=== Work to be completed ===
Repeat every record below exactly, leaving out the pictures.

======

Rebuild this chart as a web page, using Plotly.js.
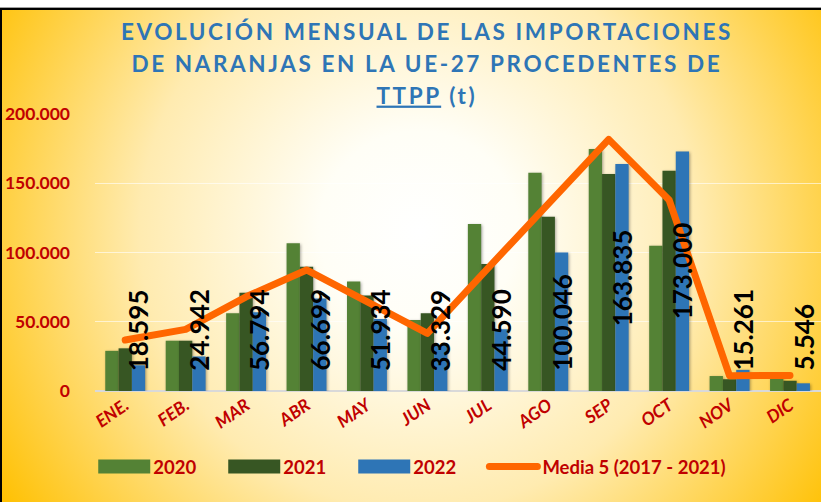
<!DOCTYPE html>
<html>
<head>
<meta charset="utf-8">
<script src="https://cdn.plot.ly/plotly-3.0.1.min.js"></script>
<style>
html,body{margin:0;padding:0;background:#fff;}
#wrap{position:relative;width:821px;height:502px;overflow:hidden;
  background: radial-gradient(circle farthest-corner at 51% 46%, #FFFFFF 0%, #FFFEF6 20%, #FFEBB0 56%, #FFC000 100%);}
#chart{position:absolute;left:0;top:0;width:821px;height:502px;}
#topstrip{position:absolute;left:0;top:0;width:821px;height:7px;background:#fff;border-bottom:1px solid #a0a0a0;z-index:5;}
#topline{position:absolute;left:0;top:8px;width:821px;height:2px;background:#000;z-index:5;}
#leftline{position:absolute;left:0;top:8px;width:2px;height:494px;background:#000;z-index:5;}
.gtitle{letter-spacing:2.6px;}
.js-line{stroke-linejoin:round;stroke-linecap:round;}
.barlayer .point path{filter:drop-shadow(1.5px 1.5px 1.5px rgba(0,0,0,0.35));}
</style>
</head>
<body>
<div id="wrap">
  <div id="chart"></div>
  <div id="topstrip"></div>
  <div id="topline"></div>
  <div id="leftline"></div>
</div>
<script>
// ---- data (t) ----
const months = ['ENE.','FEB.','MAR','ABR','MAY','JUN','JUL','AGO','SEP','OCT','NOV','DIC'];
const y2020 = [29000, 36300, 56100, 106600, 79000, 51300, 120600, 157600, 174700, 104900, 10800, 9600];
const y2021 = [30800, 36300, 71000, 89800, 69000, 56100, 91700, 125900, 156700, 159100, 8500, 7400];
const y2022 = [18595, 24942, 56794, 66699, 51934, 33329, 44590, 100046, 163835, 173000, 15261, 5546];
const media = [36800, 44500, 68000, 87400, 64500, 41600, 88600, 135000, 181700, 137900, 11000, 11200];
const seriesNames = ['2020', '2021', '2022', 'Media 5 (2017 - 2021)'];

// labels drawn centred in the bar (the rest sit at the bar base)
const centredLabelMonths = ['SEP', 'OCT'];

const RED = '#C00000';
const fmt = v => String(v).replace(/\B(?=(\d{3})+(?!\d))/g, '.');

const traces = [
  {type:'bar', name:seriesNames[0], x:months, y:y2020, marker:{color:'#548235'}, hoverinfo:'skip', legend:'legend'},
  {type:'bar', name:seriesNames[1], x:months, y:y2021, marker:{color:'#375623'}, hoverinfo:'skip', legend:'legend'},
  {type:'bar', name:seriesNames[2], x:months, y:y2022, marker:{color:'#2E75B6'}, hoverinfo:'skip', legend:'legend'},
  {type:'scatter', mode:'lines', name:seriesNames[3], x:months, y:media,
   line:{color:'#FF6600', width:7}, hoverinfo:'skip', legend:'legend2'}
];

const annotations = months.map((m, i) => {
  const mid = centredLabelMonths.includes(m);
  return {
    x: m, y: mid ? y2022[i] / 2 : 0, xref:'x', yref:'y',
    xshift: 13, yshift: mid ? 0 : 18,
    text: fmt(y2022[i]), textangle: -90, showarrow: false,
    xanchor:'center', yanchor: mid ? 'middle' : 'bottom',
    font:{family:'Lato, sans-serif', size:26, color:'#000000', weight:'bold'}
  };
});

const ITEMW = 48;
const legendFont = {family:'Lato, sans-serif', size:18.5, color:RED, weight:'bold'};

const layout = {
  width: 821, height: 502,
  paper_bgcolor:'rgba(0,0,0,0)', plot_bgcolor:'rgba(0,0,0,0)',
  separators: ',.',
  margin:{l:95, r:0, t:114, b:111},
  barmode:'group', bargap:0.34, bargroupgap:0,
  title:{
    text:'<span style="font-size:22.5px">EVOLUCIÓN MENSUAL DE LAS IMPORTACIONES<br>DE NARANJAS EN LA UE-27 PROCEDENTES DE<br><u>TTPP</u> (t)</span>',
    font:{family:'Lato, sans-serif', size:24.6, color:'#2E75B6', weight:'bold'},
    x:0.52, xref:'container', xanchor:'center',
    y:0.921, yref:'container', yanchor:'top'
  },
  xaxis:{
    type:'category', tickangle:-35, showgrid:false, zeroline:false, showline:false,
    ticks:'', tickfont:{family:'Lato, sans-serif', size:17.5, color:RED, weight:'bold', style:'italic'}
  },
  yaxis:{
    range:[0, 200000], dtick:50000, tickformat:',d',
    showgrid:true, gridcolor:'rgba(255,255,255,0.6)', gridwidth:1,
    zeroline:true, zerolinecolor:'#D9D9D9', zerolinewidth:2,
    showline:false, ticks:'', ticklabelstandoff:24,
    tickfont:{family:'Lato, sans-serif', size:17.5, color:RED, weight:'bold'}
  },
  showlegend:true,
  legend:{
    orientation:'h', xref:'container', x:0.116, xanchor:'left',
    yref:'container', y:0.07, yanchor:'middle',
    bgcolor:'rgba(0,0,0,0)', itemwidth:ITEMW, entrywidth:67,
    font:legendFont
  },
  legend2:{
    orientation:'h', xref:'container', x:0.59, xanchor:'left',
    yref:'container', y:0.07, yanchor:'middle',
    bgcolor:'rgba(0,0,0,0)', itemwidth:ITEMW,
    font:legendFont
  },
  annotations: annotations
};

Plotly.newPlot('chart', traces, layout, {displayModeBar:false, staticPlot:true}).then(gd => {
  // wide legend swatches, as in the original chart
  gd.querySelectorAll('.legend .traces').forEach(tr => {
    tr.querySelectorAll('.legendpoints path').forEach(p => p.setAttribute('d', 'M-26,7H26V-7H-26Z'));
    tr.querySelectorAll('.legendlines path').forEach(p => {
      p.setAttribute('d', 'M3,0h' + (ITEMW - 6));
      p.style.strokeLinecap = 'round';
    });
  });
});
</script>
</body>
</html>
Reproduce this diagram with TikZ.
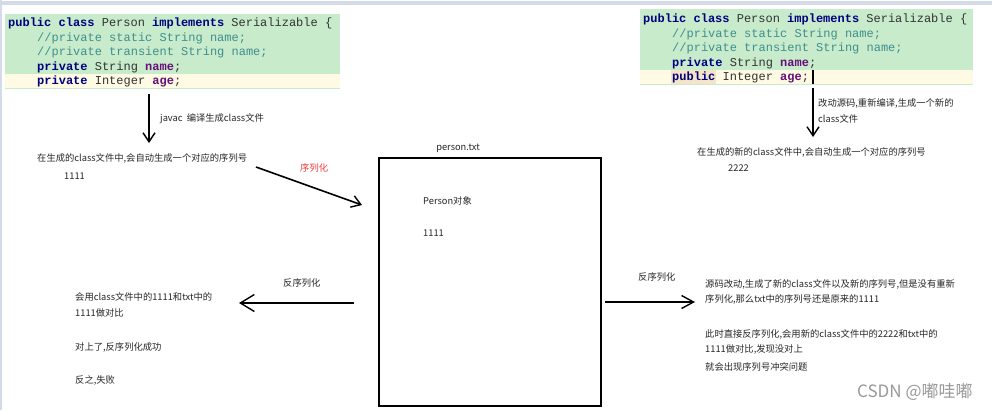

======

=== Answer to this problem ===
Rebuild this chart as a web page, using Plotly.js.
<!DOCTYPE html>
<html>
<head>
<meta charset="utf-8">
<script src="https://cdn.plot.ly/plotly-3.0.1.min.js"></script>
<style>
html,body{margin:0;padding:0;background:#fff;}
#wrap{position:relative;width:821px;height:502px;overflow:hidden;
  background: radial-gradient(circle farthest-corner at 51% 46%, #FFFFFF 0%, #FFFEF6 20%, #FFEBB0 56%, #FFC000 100%);}
#chart{position:absolute;left:0;top:0;width:821px;height:502px;}
#topstrip{position:absolute;left:0;top:0;width:821px;height:7px;background:#fff;border-bottom:1px solid #a0a0a0;z-index:5;}
#topline{position:absolute;left:0;top:8px;width:821px;height:2px;background:#000;z-index:5;}
#leftline{position:absolute;left:0;top:8px;width:2px;height:494px;background:#000;z-index:5;}
.gtitle{letter-spacing:2.6px;}
.js-line{stroke-linejoin:round;stroke-linecap:round;}
.barlayer .point path{filter:drop-shadow(1.5px 1.5px 1.5px rgba(0,0,0,0.35));}
</style>
</head>
<body>
<div id="wrap">
  <div id="chart"></div>
  <div id="topstrip"></div>
  <div id="topline"></div>
  <div id="leftline"></div>
</div>
<script>
// ---- data (t) ----
const months = ['ENE.','FEB.','MAR','ABR','MAY','JUN','JUL','AGO','SEP','OCT','NOV','DIC'];
const y2020 = [29000, 36300, 56100, 106600, 79000, 51300, 120600, 157600, 174700, 104900, 10800, 9600];
const y2021 = [30800, 36300, 71000, 89800, 69000, 56100, 91700, 125900, 156700, 159100, 8500, 7400];
const y2022 = [18595, 24942, 56794, 66699, 51934, 33329, 44590, 100046, 163835, 173000, 15261, 5546];
const media = [36800, 44500, 68000, 87400, 64500, 41600, 88600, 135000, 181700, 137900, 11000, 11200];
const seriesNames = ['2020', '2021', '2022', 'Media 5 (2017 - 2021)'];

// labels drawn centred in the bar (the rest sit at the bar base)
const centredLabelMonths = ['SEP', 'OCT'];

const RED = '#C00000';
const fmt = v => String(v).replace(/\B(?=(\d{3})+(?!\d))/g, '.');

const traces = [
  {type:'bar', name:seriesNames[0], x:months, y:y2020, marker:{color:'#548235'}, hoverinfo:'skip', legend:'legend'},
  {type:'bar', name:seriesNames[1], x:months, y:y2021, marker:{color:'#375623'}, hoverinfo:'skip', legend:'legend'},
  {type:'bar', name:seriesNames[2], x:months, y:y2022, marker:{color:'#2E75B6'}, hoverinfo:'skip', legend:'legend'},
  {type:'scatter', mode:'lines', name:seriesNames[3], x:months, y:media,
   line:{color:'#FF6600', width:7}, hoverinfo:'skip', legend:'legend2'}
];

const annotations = months.map((m, i) => {
  const mid = centredLabelMonths.includes(m);
  return {
    x: m, y: mid ? y2022[i] / 2 : 0, xref:'x', yref:'y',
    xshift: 13, yshift: mid ? 0 : 18,
    text: fmt(y2022[i]), textangle: -90, showarrow: false,
    xanchor:'center', yanchor: mid ? 'middle' : 'bottom',
    font:{family:'Lato, sans-serif', size:26, color:'#000000', weight:'bold'}
  };
});

const ITEMW = 48;
const legendFont = {family:'Lato, sans-serif', size:18.5, color:RED, weight:'bold'};

const layout = {
  width: 821, height: 502,
  paper_bgcolor:'rgba(0,0,0,0)', plot_bgcolor:'rgba(0,0,0,0)',
  separators: ',.',
  margin:{l:95, r:0, t:114, b:111},
  barmode:'group', bargap:0.34, bargroupgap:0,
  title:{
    text:'<span style="font-size:22.5px">EVOLUCIÓN MENSUAL DE LAS IMPORTACIONES<br>DE NARANJAS EN LA UE-27 PROCEDENTES DE<br><u>TTPP</u> (t)</span>',
    font:{family:'Lato, sans-serif', size:24.6, color:'#2E75B6', weight:'bold'},
    x:0.52, xref:'container', xanchor:'center',
    y:0.921, yref:'container', yanchor:'top'
  },
  xaxis:{
    type:'category', tickangle:-35, showgrid:false, zeroline:false, showline:false,
    ticks:'', tickfont:{family:'Lato, sans-serif', size:17.5, color:RED, weight:'bold', style:'italic'}
  },
  yaxis:{
    range:[0, 200000], dtick:50000, tickformat:',d',
    showgrid:true, gridcolor:'rgba(255,255,255,0.6)', gridwidth:1,
    zeroline:true, zerolinecolor:'#D9D9D9', zerolinewidth:2,
    showline:false, ticks:'', ticklabelstandoff:24,
    tickfont:{family:'Lato, sans-serif', size:17.5, color:RED, weight:'bold'}
  },
  showlegend:true,
  legend:{
    orientation:'h', xref:'container', x:0.116, xanchor:'left',
    yref:'container', y:0.07, yanchor:'middle',
    bgcolor:'rgba(0,0,0,0)', itemwidth:ITEMW, entrywidth:67,
    font:legendFont
  },
  legend2:{
    orientation:'h', xref:'container', x:0.59, xanchor:'left',
    yref:'container', y:0.07, yanchor:'middle',
    bgcolor:'rgba(0,0,0,0)', itemwidth:ITEMW,
    font:legendFont
  },
  annotations: annotations
};

Plotly.newPlot('chart', traces, layout, {displayModeBar:false, staticPlot:true}).then(gd => {
  // wide legend swatches, as in the original chart
  gd.querySelectorAll('.legend .traces').forEach(tr => {
    tr.querySelectorAll('.legendpoints path').forEach(p => p.setAttribute('d', 'M-26,7H26V-7H-26Z'));
    tr.querySelectorAll('.legendlines path').forEach(p => {
      p.setAttribute('d', 'M3,0h' + (ITEMW - 6));
      p.style.strokeLinecap = 'round';
    });
  });
});
</script>
</body>
</html>
Reproduce this diagram with TikZ.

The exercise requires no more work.